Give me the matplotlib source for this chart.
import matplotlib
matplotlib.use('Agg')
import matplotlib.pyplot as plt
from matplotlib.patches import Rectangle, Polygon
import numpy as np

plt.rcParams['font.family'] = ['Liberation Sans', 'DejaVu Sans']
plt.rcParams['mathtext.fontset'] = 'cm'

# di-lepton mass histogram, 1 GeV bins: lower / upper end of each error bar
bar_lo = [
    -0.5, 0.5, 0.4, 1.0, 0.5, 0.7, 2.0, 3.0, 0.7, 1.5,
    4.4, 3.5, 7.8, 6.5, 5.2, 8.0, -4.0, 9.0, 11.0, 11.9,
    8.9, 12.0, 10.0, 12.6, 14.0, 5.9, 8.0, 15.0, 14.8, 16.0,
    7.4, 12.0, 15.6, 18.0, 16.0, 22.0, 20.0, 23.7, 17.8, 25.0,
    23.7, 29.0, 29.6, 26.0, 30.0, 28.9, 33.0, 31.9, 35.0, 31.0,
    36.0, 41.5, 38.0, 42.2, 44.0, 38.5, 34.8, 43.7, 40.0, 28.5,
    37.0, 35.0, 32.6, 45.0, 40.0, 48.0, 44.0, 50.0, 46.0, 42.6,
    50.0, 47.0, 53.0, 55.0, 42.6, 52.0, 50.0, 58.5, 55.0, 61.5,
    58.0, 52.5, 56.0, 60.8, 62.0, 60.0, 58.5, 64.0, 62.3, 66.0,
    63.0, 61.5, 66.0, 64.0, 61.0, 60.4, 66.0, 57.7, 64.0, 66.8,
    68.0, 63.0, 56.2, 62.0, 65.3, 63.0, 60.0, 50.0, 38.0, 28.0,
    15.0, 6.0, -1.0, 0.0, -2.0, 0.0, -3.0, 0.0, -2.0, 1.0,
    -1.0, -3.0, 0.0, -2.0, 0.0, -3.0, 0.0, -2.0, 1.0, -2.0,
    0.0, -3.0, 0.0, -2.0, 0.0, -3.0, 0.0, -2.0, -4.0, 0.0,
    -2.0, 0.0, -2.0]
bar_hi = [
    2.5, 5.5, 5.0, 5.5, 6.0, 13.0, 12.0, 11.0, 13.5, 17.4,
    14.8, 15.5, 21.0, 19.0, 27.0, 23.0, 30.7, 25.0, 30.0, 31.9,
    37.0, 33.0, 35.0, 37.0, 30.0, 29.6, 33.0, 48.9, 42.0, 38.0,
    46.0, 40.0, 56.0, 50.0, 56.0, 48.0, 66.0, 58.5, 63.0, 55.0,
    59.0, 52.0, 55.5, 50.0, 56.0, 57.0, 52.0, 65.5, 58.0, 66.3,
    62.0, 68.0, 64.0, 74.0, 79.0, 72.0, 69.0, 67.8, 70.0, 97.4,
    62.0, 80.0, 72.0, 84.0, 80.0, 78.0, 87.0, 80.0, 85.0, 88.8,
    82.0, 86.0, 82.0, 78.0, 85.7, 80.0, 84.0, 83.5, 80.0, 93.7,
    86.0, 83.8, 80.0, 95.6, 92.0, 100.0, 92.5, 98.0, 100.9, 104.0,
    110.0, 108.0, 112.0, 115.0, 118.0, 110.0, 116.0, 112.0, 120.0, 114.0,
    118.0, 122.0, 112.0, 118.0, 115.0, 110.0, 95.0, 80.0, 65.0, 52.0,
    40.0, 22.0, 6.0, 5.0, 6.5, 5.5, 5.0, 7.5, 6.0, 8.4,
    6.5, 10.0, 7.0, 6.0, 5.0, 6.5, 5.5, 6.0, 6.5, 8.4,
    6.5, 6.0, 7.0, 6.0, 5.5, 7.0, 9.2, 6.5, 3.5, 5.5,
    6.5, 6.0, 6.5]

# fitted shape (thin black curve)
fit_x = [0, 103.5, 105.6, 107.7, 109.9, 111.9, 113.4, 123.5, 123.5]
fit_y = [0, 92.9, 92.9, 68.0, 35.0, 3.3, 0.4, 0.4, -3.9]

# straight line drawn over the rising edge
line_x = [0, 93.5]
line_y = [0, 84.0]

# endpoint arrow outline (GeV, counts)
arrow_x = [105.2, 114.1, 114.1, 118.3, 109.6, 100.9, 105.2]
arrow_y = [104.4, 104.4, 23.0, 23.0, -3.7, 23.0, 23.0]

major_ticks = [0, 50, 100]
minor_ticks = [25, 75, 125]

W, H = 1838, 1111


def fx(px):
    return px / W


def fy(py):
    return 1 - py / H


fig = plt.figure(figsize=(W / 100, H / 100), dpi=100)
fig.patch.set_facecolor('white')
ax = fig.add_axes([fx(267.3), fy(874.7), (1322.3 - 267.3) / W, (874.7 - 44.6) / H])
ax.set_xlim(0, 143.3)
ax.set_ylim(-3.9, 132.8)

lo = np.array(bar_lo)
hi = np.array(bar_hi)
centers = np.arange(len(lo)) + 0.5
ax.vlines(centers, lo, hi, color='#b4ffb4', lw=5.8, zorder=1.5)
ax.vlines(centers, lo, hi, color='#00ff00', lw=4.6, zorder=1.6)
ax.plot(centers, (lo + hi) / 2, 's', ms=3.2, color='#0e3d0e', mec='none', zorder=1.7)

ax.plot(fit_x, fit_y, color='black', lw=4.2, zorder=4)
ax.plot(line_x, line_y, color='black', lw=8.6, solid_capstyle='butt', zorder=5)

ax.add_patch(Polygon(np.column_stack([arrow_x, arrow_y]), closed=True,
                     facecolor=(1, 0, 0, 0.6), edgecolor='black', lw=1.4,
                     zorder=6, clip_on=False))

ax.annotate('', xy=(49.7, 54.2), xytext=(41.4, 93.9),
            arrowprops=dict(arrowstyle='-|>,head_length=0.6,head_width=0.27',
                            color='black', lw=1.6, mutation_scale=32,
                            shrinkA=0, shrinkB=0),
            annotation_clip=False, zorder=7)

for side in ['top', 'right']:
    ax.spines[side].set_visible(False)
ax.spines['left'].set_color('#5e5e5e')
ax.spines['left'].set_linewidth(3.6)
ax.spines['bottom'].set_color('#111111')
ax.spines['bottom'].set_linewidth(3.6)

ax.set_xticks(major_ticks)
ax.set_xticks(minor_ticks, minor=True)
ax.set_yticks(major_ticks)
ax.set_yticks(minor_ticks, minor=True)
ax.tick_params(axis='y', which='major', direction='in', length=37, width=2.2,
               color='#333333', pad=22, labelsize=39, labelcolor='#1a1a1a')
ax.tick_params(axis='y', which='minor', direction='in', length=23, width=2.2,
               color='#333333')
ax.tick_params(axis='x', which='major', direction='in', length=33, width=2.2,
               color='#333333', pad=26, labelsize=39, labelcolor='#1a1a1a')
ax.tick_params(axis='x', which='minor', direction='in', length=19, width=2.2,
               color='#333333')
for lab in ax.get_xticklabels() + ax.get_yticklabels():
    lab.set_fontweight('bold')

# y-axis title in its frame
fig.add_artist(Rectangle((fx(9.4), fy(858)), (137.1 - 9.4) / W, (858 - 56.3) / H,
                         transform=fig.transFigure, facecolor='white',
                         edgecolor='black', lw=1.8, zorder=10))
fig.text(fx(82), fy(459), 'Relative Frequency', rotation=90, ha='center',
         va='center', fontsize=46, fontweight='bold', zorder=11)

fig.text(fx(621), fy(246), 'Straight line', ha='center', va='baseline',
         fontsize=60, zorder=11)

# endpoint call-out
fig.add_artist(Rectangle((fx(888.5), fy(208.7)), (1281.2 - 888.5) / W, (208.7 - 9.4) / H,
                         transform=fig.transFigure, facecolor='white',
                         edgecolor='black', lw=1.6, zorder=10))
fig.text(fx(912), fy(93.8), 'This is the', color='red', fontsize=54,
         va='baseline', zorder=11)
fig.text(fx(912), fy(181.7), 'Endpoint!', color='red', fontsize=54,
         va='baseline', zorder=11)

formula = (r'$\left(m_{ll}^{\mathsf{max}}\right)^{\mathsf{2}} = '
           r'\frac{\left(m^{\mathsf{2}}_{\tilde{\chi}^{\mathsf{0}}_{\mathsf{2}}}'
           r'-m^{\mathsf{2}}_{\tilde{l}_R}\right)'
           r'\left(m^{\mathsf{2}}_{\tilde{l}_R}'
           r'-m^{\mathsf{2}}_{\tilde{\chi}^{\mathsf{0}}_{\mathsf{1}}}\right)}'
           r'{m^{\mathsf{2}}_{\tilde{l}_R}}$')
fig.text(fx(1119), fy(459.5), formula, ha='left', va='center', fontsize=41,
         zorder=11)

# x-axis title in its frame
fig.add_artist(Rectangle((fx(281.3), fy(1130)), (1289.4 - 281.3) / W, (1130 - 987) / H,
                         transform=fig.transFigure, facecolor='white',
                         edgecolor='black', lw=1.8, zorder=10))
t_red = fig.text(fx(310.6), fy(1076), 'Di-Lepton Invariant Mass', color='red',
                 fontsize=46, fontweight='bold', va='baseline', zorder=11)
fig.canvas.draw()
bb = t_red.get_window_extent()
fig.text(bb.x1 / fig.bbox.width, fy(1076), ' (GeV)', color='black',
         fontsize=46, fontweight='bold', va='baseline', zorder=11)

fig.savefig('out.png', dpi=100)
○ ○ ○
### DIRECTIONS
Write out the listing's lines exactly, from its first line through the line that contains "import numpy as np", and stop there.

### RESPONSE TO THE TASK
Give me the matplotlib source for this chart.
import matplotlib
matplotlib.use('Agg')
import matplotlib.pyplot as plt
from matplotlib.patches import Rectangle, Polygon
import numpy as np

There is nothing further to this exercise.